Muscogee Homeland
For millennia before any European deed existed, the 77 acres at the end of South Columbia Drive were Muscogee (Creek) land. The terrain — a forested ridgeline draining into the Shoal Creek tributary of the South River — suited Muscogee patterns of settlement: elevated ground for habitation, creek bottoms for agriculture, old-growth hardwood for timber and hunting.
Two major trading paths crossed this ridge. One became Decatur's main street. The intersection of those trails is where Georgia would plant its courthouse.

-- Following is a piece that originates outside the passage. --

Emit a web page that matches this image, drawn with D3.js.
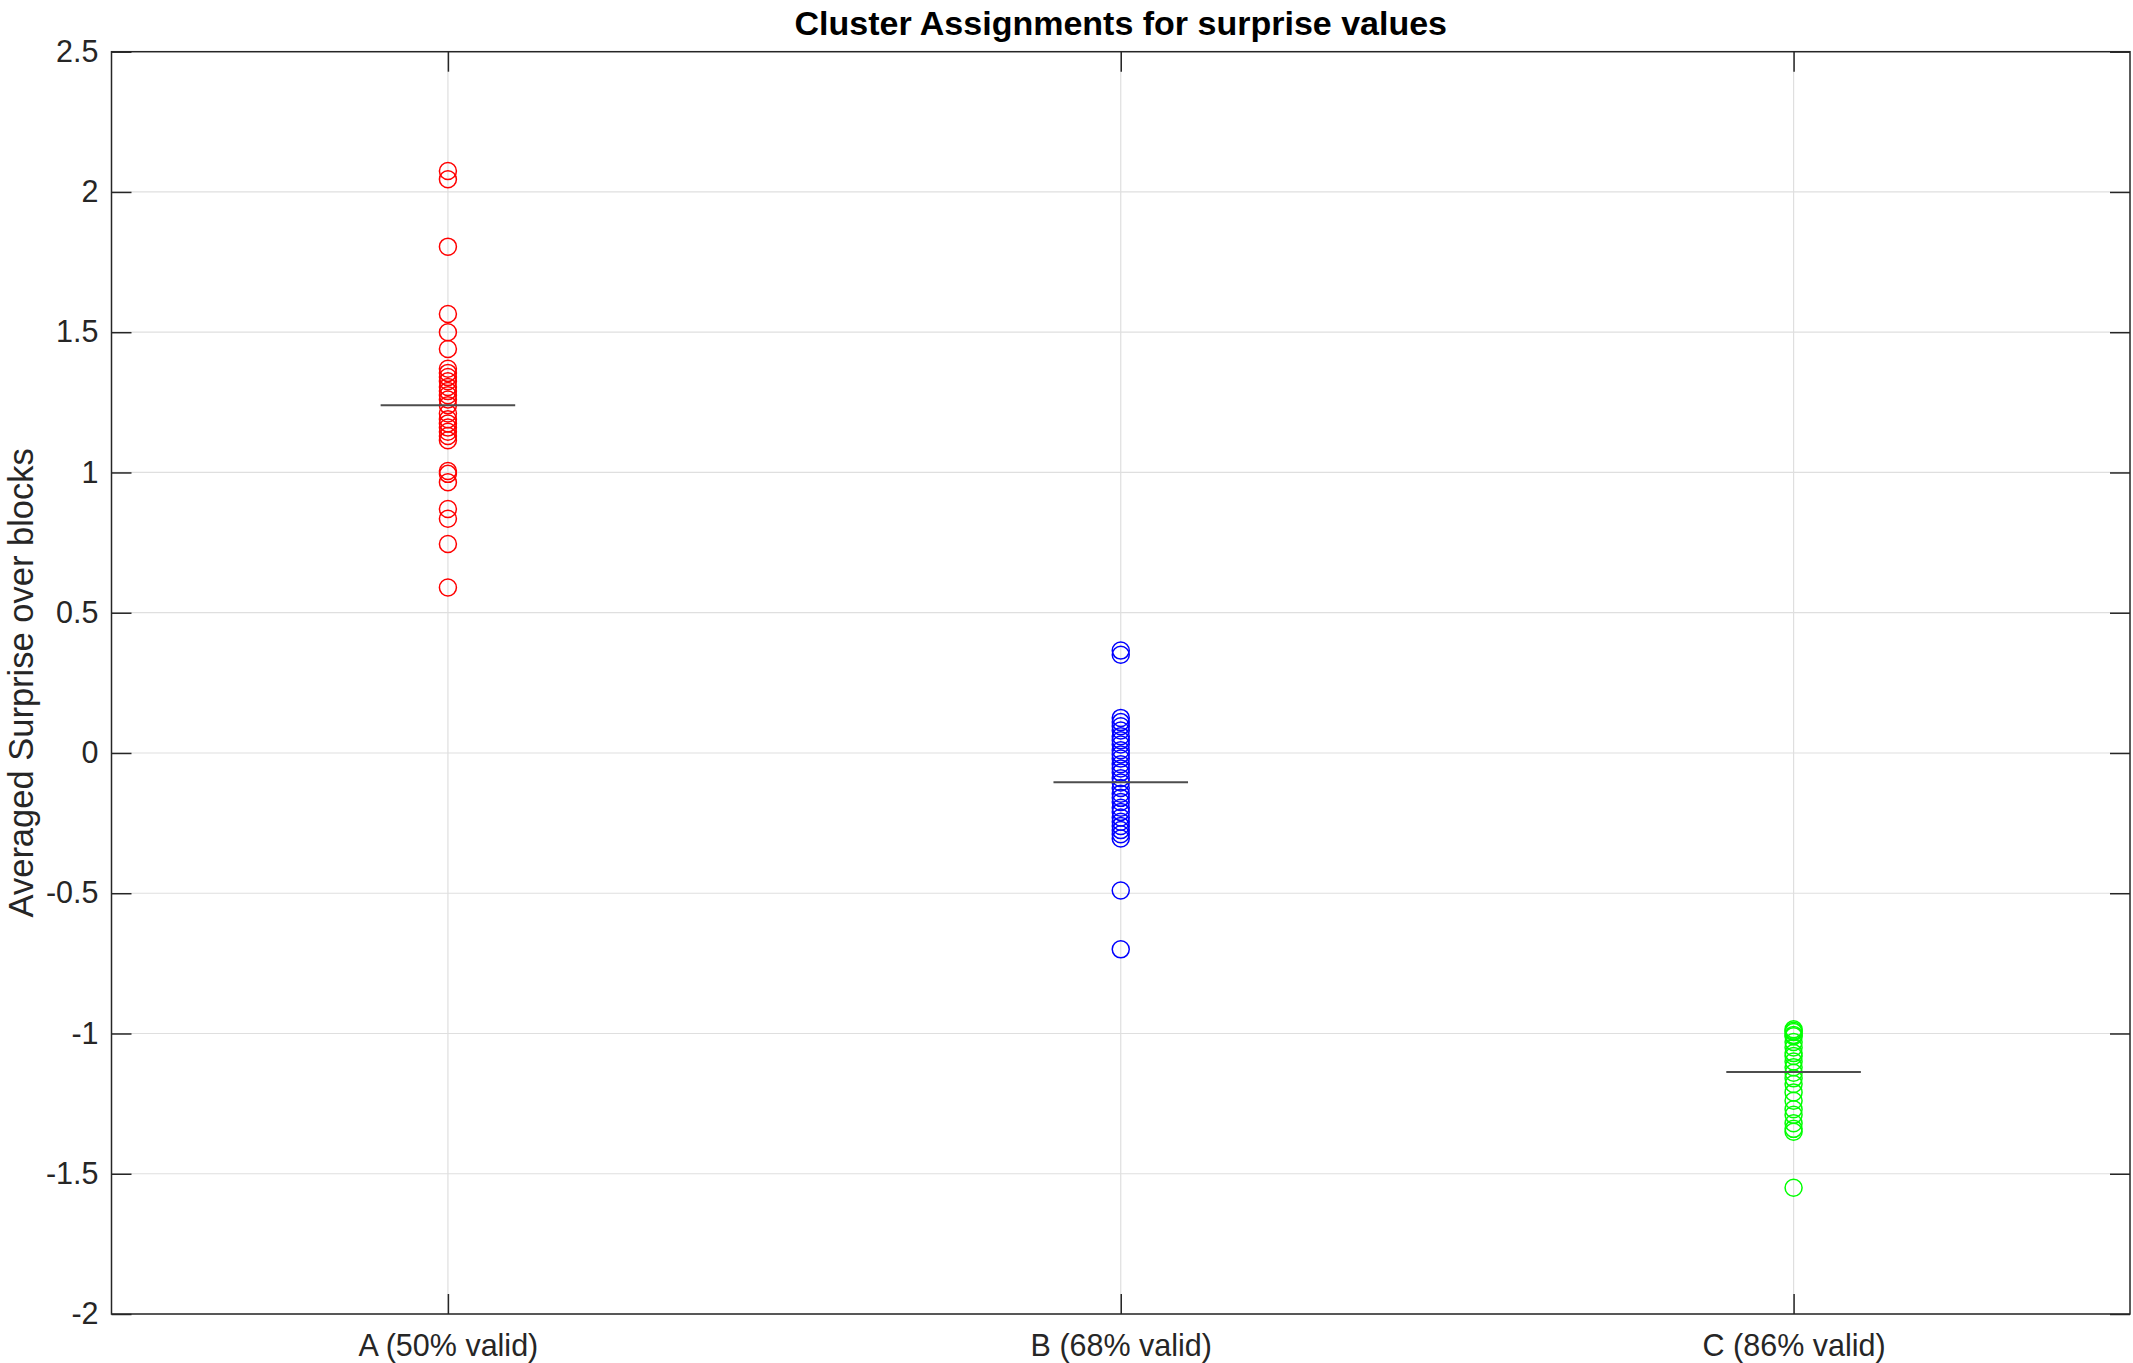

Muscogee elder John Winterhawk, speaking at the removal of a commemorative cannon from Decatur Square in 2021, described his people's relationship to this land in plain terms: "My people grew here, had children here, planted corn here, vegetables of all kinds. We had homes here, and we did not want to leave here."
Treaty, Lottery, Farm
On January 8, 1821, at Chief William McIntosh's plantation in middle Georgia, the First Treaty of Indian Springs was signed. The Lower Muscogee Creeks ceded all land east of the Flint River — including the future site of Decatur — to the United States. McIntosh received $40,000 personally. The Creek National Council later executed him for it.
The land lot containing 500 S. Columbia Drive sits in the 15th Militia District of DeKalb County — the same district chosen for the county seat. The original lottery grantee and subsequent chain of title require archival confirmation from the Georgia Archives' Land Grant Books. The probable antebellum owner was the Clark family, whose estate sold the land in 1873.
1873: $6,000 for 226 Acres
The Civil War left an estimated 10,000 Georgia children orphaned. Methodist minister and Confederate physician Jesse Boring opened the first home in Norcross in 1871 — on donated farmland, with 19 children. A fire destroyed it two years later.
In 1873, Boring's trustees paid $6,000 for 226 acres of working farmland on the southeastern edge of Decatur. The property they purchased already had fields, a pond, orchards, and structures — the accumulated infrastructure of fifty years of pioneer agriculture on land that had been indigenous territory for generations before that.
The old-growth trees still standing in Legacy Park — white oaks with trunk diameters approaching 50 inches — may have been alive during Muscogee occupation. They are among the few witnesses to every era this land has passed through.